CLAY COUNTY — An ordinance modification that would have allowed any Clay County commissioner to add items to commission session agendas and would have returned the opportunity for members of the public to comment on nonagenda items during meeting proceedings was voted down 2-1 on Monday, Aug. 12, with Presiding Commissioner Jerry Nolte being the lone “yes” vote.
Nolte crafted the draft ordinance and sought its approval, saying he did not agree with a majority-of -commission action made in recent years to move public comment on nonagenda items from the regular commission sessions. Allowing residents to address their government’s elected officials is a basic right under the Constitution and one that many other first-class counties allow on their meeting schedules, he said.

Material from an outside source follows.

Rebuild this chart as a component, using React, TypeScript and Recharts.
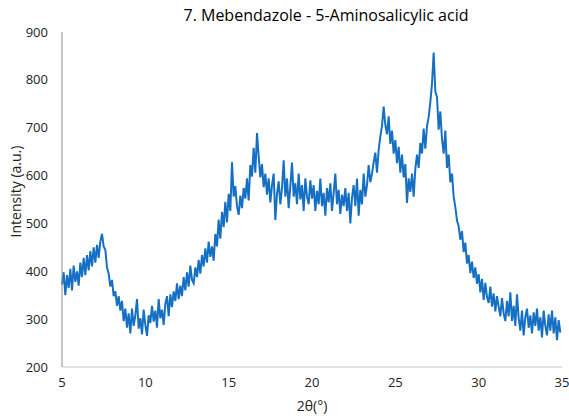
import { Line, LineChart, XAxis, YAxis, Label } from "recharts";

// 2θ sampling used for the intensity arrays below
const START_ANGLE = 5;
const STEP = 0.1;

// Intensity (a.u.), one array per 5° span
const int5to10 = [
	372, 398, 350, 392, 365, 405, 360, 412, 378, 400,
	370, 418, 388, 428, 392, 434, 402, 442, 410, 450,
	418, 455, 428, 462, 478, 452, 445, 408, 395, 368,
	382, 348, 358, 328, 348, 318, 338, 296, 322, 282,
	312, 270, 322, 286, 308, 342, 280, 302, 268, 320,
];
const int10to15 = [
	288, 265, 308, 292, 328, 295, 318, 282, 342, 302,
	320, 288, 332, 348, 306, 352, 325, 358, 338, 375,
	342, 370, 348, 388, 360, 398, 368, 412, 382, 375,
	408, 388, 424, 395, 434, 410, 448, 418, 462, 430,
	452, 422, 478, 452, 508, 468, 524, 492, 545, 502,
];
const int15to20 = [
	562, 526, 628, 556, 578, 536, 518, 558, 532, 574,
	552, 594, 548, 622, 598, 658, 606, 689, 640, 596,
	624, 576, 604, 560, 594, 544, 580, 604, 507, 562,
	588, 540, 574, 632, 556, 594, 532, 578, 627, 556,
	584, 540, 604, 550, 580, 526, 594, 556, 540, 590,
];
const int20to25 = [
	552, 580, 526, 568, 540, 594, 536, 564, 516, 574,
	544, 584, 526, 564, 604, 540, 570, 520, 560, 536,
	574, 526, 564, 500, 554, 580, 536, 594, 516, 570,
	540, 604, 556, 580, 622, 586, 604, 628, 648, 606,
	654, 682, 704, 744, 706, 686, 724, 666, 694, 646,
];
const int25to30 = [
	674, 626, 660, 606, 644, 596, 624, 543, 594, 566,
	604, 556, 614, 644, 616, 668, 646, 698, 656, 704,
	722, 754, 792, 857, 776, 764, 696, 734, 676, 646,
	694, 616, 644, 586, 604, 556, 534, 506, 494, 466,
	484, 440, 460, 416, 434, 396, 420, 386, 408, 374,
];
const int30to35 = [
	394, 356, 384, 340, 376, 346, 334, 368, 326, 354,
	316, 348, 326, 306, 344, 312, 296, 338, 306, 356,
	296, 328, 286, 352, 302, 276, 318, 266, 304, 322,
	282, 308, 270, 314, 286, 322, 276, 304, 262, 318,
	286, 266, 310, 276, 318, 270, 304, 256, 298, 272,
];

const xTicks = [5, 10, 15, 20, 25, 30, 35];
const yTicks = [200, 300, 400, 500, 600, 700, 800, 900];

const intensity = [
	...int5to10,
	...int10to15,
	...int15to20,
	...int20to25,
	...int25to30,
	...int30to35,
];

const data = intensity.map((value, i) => ({
	angle: Math.round((START_ANGLE + i * STEP) * 10) / 10,
	value,
}));

const FONT = "'Open Sans', sans-serif";

export default function App() {
	return (
		<div
			style={{
				position: "absolute",
				left: 0,
				top: 0,
				width: 569,
				height: 418,
				background: "#fff",
				fontFamily: FONT,
			}}
		>
			<div
				style={{
					position: "absolute",
					left: 0,
					width: 652,
					top: 4,
					textAlign: "center",
					fontSize: 16,
					lineHeight: "22px",
					color: "#000",
				}}
			>
				7. Mebendazole - 5-Aminosalicylic acid
			</div>
			<LineChart
				width={569}
				height={418}
				data={data}
				margin={{ top: 32, right: 7, left: 0, bottom: 0 }}
			>
				<XAxis
					dataKey="angle"
					type="number"
					domain={[5, 35]}
					ticks={xTicks}
					tickLine={false}
					axisLine={{ stroke: "#c8c8c8" }}
					tick={{ fill: "#222", fontSize: 13, fontFamily: FONT }}
					tickMargin={5}
					height={51}
				>
					<Label
						value="2θ(°)"
						position="insideBottom"
						offset={7}
						style={{ fill: "#222", fontSize: 14, fontFamily: FONT }}
					/>
				</XAxis>
				<YAxis
					type="number"
					domain={[200, 900]}
					ticks={yTicks}
					tickLine={false}
					axisLine={{ stroke: "#8c8c8c" }}
					tick={{ fill: "#222", fontSize: 13, fontFamily: FONT }}
					tickMargin={8}
					width={62}
				>
					<Label
						value="Intensity (a.u.)"
						angle={-90}
						position="insideLeft"
						offset={16}
						dy={-8}
						style={{
							fill: "#222",
							fontSize: 14,
							fontFamily: FONT,
							textAnchor: "middle",
						}}
					/>
				</YAxis>
				<Line
					type="linear"
					dataKey="value"
					stroke="#1570c4"
					strokeWidth={2}
					dot={false}
					isAnimationActive={false}
				/>
			</LineChart>
		</div>
	);
}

“Having those comments is positive and we should be looking to return to that,” the presiding commissioner said of his draft ordinance, adding he feels there is a lot of citizen comment not being heard by the commission.

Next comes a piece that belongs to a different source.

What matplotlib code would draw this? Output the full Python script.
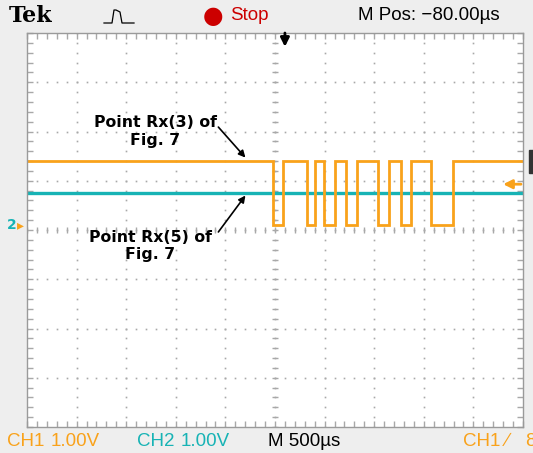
import numpy as np
import matplotlib.pyplot as plt
from matplotlib.patches import Rectangle

# scope settings: 500 us/div, 1 V/div, 10 x 8 divisions
time_span = (-2500, 2500)   # us
volt_span = (-4, 4)         # V

# CH1 (orange) edges in us, starts high
ch1_edges = [-25, 85, 320, 400, 490, 600, 720, 825, 1035, 1145,
             1270, 1370, 1570, 1795]
ch1_high = 1.40
ch1_low = 0.10
# CH2 (cyan) stays flat
ch2_level = 0.75

orange = "#f9a21b"
cyan = "#17b3b5"
grid_col = "#a8a8a8"

W, H = 533, 453


def px(x, y):
    return x / W, 1 - y / H


fig = plt.figure(figsize=(W / 100, H / 100), dpi=100)
fig.patch.set_facecolor("#eeeeee")
ax = fig.add_axes([27 / W, 26 / H, 496 / W, 394 / H])
ax.set_facecolor("white")
ax.set_xlim(*time_span)
ax.set_ylim(*volt_span)

for s in ax.spines.values():
    s.set_color("#9a9a9a")
    s.set_linewidth(1)

# minor ticks on the frame
ax.set_xticks(np.arange(-2500, 2501, 100))
ax.set_yticks(np.arange(-4, 4.01, 0.2))
ax.tick_params(direction="in", length=4, color=grid_col, width=1,
               top=True, right=True, labelbottom=False, labelleft=False)

# dotted graticule
minor_x = np.arange(-2500, 2501, 100)
minor_y = np.arange(-4, 4.01, 0.2)
for xv in range(-2000, 2001, 500):
    ax.plot(np.full(len(minor_y), xv), minor_y, ls="none", marker="s",
            ms=1.2, color=grid_col, mew=0)
for yv in range(-3, 4):
    ax.plot(minor_x, np.full(len(minor_x), yv), ls="none", marker="s",
            ms=1.2, color=grid_col, mew=0)
# center cross tick marks
ax.plot(minor_x, np.zeros(len(minor_x)), ls="none", marker="|", ms=4,
        color=grid_col, mew=1)
ax.plot(np.zeros(len(minor_y)), minor_y, ls="none", marker="_", ms=4,
        color=grid_col, mew=1)

# CH1 trace
t = [time_span[0]]
v = [ch1_high]
level = ch1_high
for e in ch1_edges:
    nxt = ch1_low if level == ch1_high else ch1_high
    t += [e, e]
    v += [level, nxt]
    level = nxt
t.append(time_span[1])
v.append(level)
ax.plot(time_span, [ch2_level, ch2_level], color=cyan, lw=2.4,
        solid_capstyle="butt")
ax.plot(t, v, color=orange, lw=2.0, solid_joinstyle="miter")

# annotations
txt = dict(fontsize=11.3, fontweight="bold", ha="center", va="center",
           family="DejaVu Sans")
arr = dict(arrowstyle="-|>", color="black", lw=1.2, mutation_scale=10,
           shrinkA=0, shrinkB=0)
ax.text(-1207, 2.0, "Point Rx(3) of\nFig. 7", **txt)
ax.annotate("", xy=(-298, 1.47), xytext=(-571, 2.09), arrowprops=arr)
ax.text(-1258, -0.32, "Point Rx(5) of\nFig. 7", **txt)
ax.annotate("", xy=(-298, 0.70), xytext=(-571, -0.04), arrowprops=arr)

# trigger position marker (top) and trigger level (right)
ax.annotate("", xy=(100, 3.72), xytext=(100, 4.0), clip_on=False,
            arrowprops=dict(arrowstyle="-|>", color="black", lw=2.0,
                            mutation_scale=13, shrinkA=0, shrinkB=0))
ax.annotate("", xy=(2300, 0.93), xytext=(2480, 0.93),
            arrowprops=dict(arrowstyle="-|>", color=orange, lw=2.0,
                            mutation_scale=13, shrinkA=0, shrinkB=0))

# header
fig.text(*px(9, 16), "Tek", family="DejaVu Serif", fontweight="bold",
         fontsize=16, va="center", ha="left")
pulse_x = [104, 112, 114, 116, 120, 122, 124, 134]
pulse_y = [23, 23, 10, 10, 12, 23, 23, 23]
fig.add_artist(plt.Line2D([p / W for p in pulse_x],
                          [1 - p / H for p in pulse_y], color="black", lw=0.9))
fig.text(*px(203, 16), "\u25cf", color="#cc0000", fontsize=17,
         va="center", ha="left")
fig.text(*px(230, 16), "Stop", color="#cc0000", fontsize=13.5,
         family="Liberation Sans", va="center", ha="left")
fig.text(*px(358, 16), "M Pos: \u221280.00\u00b5s", color="black",
         fontsize=13.5, family="Liberation Sans", va="center", ha="left")

# footer
foot = dict(fontsize=13.5, family="Liberation Sans", va="center", ha="left")
fig.text(*px(7, 441), "CH1", color=orange, **foot)
fig.text(*px(100, 441), "1.00V", color=orange,
         **{**foot, "ha": "right"})
fig.text(*px(137, 441), "CH2", color=cyan, **foot)
fig.text(*px(230, 441), "1.00V", color=cyan, **{**foot, "ha": "right"})
fig.text(*px(268, 441), "M 500\u00b5s", color="black", **foot)
fig.text(*px(463, 441), "CH1", color=orange, **foot)
fig.text(*px(506, 441), "\u2215", color=orange, **foot)
fig.text(*px(525, 441), "8", color=orange, **foot)

# channel ground markers
fig.text(*px(7, 225), "2", color=cyan, fontsize=10, fontweight="bold",
         va="center", ha="left")
fig.text(*px(17, 225), "\u25b8", color=orange, fontsize=10,
         va="center", ha="left")
fig.add_artist(Rectangle(px(529, 173), 4 / W, 23 / H, color="#333333"))

fig.savefig("out.png", dpi=100, facecolor=fig.get_facecolor())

Having a system set up where public comment occurs once a month during a scheduled Friday public comment period does not provide commissioners an opportunity to answer questions from the community in real time, Nolte said. At monthly public comment periods, county staff are present but not often a majority of commissioners, who are not required to attend. The commission, Nolte said, should be open to citizen ideas, criticisms and comments.
“We are here for the people, not to work in a vacuum,” he said.
Allowing public comment on nonagenda items was moved from the commission’s regular meetings by majority vote in a previous commission meeting when Dean Brookshier still served as county administrator. The move was done after some commissioners argued public comment portions of meetings were allowed to devolve into a lack of decorum, were being used inappropriately and become disruptive to commission action by taking up extended periods of time.
While general public comment was removed from commission sessions, the ability for the public to comment on items on the agenda remained and is still in effect.
Adding agenda items
Nolte’s ordinance also would have allowed any commissioner to be able to add items to commission meeting agendas. Currently, commissioners can request items be put on the agenda but not dictate, he said, which places the power to set the agenda in the hands of county staff rather than the commission.
Neither Western Commissioner Gene Owen nor Eastern Commissioner Luann Ridgeway chose to comment on the proposed change. Instead, Owen called the effort to question, meaning all discussion on the motion was halted and an immediate vote on the matter was required.
Both Owen and Ridgeway voted against the measure.